His early broadcasting career was at BBC Radio Kent, Invicta FM (where he once fell asleep during an overnight show), SGR-FM in Essex and Chiltern FM in Dunstable.

In 1992, Denham also began working as a stand-up comedian in London, but gave it up to concentrate on breakfast radio.

==Hallam FM==
Denham moved to Hallam FM in South Yorkshire in 1996. He presented both the breakfast show and a late night spin-off, Daryl Denham's Unshaven Haven (a.k.a. The X Rated Daryl Denham Show), which was a more risque version of a breakfast show format, featuring parody songs and skits.

==100.7 Heart FM==
In 2000, Denham moved to 100.7 Heart FM in Birmingham, presenting their Breakfast Show and winning the Sony Radio Academy Awards Breakfast Music Award. He was summed up by the judges as "a welcome blast of fresh air....Daryl is a broadcaster who does not underestimate or patronise his audience and avoids relying on base, easy humour. He also showed a refreshing depth of understanding of the music played. An extremely rich and creative programme very worthy of a Gold Award."

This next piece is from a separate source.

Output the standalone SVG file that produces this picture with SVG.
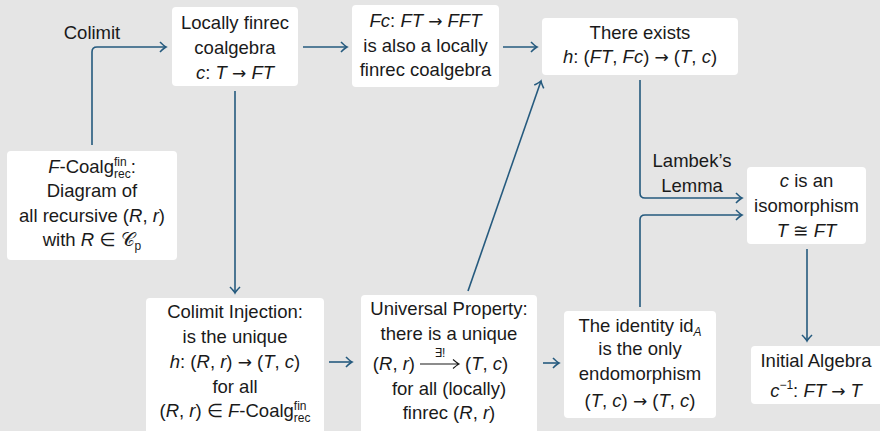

Whilst at Heart FM, he performed several spoof sketches, off-the-cuff jokes and wacky competitions. He remained there until December 2001.

==Virgin Radio==
On 2 January 2002, Denham broadcast his first national show, as Virgin Radio (later rebranded Absolute Radio) hired him to present their 5 pm – 7 pm Drivetime show from Monday to Thursday and a Saturday morning show from 10 am to 2 pm.

From 28 January 2002, Denham presented the 6 am – 10 am Breakfast Show, after the sudden departure of Steve Penk, who was expected to take over the Drivetime show. As Denham took over Breakfast, evening show presenters Pete Mitchell and Geoff Lloyd (a.k.a. Pete & Geoff) took the Drivetime show. In addition to the Breakfast show, Denham still continued with his Saturday morning show.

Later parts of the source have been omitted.